__The exercise__: Every line holding the word "that" counts once. Give the total, nothing more.

--- Begin Given data ---

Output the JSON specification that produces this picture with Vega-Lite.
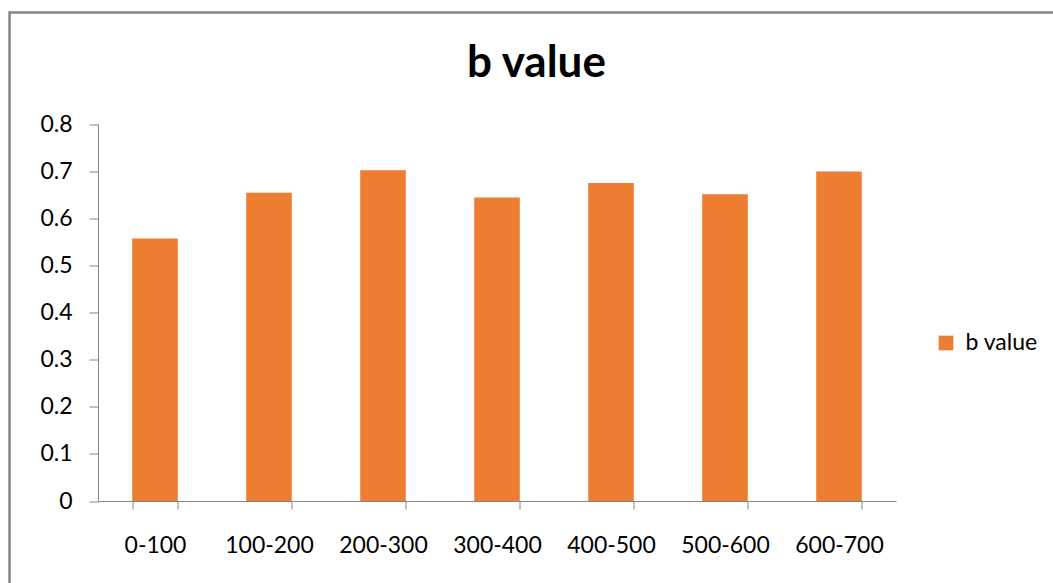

--- End Given data ---
--- Begin Given data ---

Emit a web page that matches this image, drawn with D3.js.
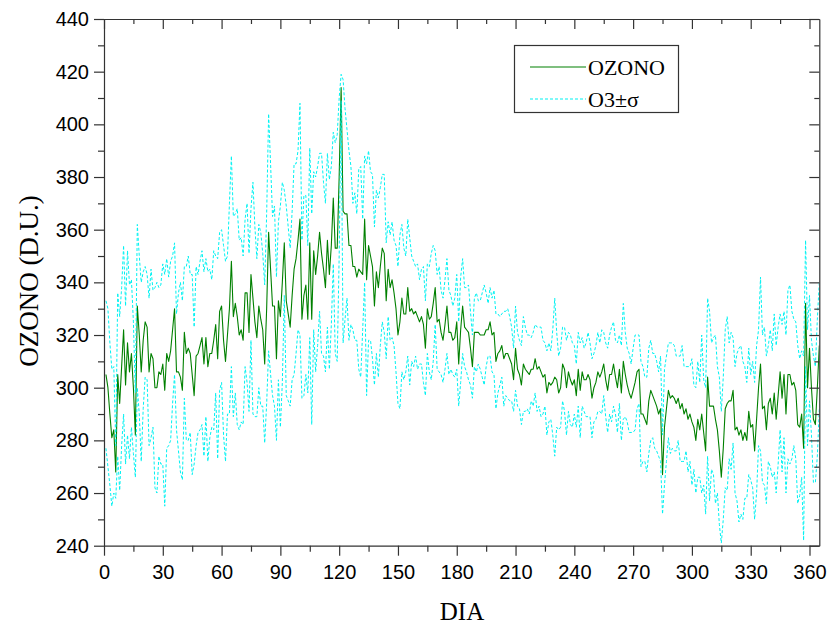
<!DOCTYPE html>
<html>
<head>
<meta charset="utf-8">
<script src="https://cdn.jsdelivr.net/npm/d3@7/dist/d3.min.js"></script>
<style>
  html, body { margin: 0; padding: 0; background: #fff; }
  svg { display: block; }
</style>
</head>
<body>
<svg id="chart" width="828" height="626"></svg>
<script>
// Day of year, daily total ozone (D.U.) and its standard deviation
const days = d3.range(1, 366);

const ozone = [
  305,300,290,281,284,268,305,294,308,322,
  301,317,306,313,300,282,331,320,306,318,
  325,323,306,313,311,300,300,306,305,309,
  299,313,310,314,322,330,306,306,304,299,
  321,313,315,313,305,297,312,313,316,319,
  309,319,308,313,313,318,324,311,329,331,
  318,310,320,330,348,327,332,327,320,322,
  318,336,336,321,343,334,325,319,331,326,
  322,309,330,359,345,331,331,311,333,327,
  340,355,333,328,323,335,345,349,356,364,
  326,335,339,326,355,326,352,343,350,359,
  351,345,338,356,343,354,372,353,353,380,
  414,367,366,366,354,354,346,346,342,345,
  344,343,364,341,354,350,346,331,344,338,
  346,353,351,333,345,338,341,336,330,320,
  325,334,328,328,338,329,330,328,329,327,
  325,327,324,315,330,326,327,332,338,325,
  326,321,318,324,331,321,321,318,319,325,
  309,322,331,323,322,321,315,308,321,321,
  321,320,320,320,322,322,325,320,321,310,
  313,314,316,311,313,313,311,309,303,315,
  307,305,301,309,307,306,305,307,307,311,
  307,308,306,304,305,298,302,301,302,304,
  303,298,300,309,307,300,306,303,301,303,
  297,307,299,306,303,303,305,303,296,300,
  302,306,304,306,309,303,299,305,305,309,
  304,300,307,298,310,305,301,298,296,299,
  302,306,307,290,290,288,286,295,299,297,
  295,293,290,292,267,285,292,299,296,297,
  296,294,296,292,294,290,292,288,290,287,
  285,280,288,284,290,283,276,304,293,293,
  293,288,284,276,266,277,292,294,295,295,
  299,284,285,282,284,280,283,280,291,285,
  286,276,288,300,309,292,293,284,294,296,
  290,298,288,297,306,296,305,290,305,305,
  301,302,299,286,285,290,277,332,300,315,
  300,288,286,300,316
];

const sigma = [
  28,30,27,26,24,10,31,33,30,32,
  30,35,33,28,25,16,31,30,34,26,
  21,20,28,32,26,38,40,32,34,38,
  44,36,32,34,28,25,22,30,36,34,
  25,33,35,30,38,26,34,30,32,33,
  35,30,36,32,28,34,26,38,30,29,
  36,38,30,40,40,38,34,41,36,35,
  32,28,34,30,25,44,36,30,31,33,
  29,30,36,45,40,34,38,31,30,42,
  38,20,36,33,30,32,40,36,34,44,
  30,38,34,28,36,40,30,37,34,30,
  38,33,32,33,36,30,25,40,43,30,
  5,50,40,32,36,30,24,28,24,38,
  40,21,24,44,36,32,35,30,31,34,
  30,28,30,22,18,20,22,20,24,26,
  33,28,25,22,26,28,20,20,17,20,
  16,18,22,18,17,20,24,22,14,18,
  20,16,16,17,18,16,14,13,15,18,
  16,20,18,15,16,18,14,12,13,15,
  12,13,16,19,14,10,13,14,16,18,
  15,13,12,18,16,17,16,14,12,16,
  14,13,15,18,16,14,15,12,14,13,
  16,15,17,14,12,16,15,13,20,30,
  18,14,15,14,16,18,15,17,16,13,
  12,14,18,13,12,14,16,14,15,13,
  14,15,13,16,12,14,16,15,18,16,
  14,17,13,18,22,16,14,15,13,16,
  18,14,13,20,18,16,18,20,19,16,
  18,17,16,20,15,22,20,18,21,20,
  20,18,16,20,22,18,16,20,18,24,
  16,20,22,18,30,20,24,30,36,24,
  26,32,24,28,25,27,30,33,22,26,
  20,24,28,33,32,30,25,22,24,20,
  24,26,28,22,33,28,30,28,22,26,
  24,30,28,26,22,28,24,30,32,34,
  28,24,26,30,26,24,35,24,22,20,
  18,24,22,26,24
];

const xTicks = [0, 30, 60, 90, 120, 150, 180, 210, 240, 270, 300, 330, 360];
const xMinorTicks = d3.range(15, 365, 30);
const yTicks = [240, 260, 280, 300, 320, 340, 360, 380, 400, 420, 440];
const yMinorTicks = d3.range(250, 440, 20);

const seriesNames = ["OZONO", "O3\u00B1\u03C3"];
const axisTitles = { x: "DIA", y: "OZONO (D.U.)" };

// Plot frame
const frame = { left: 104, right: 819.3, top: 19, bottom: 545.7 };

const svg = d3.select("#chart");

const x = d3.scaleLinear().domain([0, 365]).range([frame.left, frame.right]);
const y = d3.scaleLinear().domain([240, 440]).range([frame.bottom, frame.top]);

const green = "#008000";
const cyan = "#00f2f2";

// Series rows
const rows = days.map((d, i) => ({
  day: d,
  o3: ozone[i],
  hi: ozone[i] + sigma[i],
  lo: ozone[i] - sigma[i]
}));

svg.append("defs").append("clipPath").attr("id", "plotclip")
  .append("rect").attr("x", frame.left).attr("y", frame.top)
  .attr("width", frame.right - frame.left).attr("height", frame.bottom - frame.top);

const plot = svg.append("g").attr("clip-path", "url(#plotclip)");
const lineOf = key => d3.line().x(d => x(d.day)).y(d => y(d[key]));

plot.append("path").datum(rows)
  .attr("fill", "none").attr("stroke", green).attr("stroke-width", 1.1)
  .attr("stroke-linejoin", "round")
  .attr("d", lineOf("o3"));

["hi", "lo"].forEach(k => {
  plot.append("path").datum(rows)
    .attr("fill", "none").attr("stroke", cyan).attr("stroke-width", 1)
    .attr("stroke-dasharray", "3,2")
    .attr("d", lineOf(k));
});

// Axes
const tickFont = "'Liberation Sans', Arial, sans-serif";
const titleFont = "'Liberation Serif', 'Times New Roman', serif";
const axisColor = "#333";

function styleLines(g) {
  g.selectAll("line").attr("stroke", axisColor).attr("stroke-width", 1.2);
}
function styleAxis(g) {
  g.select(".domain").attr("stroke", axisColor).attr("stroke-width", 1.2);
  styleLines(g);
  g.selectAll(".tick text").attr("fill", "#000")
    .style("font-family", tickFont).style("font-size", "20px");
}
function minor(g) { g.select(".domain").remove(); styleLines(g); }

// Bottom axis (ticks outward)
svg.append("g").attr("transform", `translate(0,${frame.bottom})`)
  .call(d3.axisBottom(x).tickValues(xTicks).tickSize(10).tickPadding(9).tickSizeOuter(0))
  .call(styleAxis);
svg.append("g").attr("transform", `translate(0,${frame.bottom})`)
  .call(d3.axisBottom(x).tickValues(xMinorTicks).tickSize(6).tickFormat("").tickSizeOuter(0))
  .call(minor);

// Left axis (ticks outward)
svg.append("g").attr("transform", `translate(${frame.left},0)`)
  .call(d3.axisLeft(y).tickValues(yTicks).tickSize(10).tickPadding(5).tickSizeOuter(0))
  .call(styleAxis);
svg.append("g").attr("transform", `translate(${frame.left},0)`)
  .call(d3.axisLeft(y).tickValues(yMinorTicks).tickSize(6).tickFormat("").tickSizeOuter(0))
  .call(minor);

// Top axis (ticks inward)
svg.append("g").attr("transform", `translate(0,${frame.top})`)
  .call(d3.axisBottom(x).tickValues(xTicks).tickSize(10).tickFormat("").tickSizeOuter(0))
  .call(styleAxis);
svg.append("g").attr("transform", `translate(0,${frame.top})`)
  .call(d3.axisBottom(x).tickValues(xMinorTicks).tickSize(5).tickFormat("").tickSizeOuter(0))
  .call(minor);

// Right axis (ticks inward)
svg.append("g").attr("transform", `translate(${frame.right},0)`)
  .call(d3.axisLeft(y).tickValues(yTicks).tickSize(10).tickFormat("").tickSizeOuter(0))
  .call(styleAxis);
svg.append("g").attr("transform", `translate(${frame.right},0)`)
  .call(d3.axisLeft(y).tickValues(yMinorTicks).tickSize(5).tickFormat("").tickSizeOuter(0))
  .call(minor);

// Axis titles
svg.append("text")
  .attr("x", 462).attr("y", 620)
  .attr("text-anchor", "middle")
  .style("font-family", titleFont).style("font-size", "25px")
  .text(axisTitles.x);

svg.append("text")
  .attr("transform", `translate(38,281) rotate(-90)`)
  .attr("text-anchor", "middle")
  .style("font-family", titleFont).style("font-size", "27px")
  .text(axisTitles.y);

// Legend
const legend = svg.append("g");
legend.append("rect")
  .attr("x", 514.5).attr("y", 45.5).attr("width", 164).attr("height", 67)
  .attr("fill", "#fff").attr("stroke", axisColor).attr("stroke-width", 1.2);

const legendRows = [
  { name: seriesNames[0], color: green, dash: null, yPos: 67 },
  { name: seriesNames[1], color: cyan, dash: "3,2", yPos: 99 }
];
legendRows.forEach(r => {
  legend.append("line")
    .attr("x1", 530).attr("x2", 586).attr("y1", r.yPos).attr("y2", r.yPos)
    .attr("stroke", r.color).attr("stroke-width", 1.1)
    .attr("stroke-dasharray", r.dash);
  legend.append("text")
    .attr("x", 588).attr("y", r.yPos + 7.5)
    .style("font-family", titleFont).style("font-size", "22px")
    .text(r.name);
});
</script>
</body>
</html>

--- End Given data ---

__Output below__: 2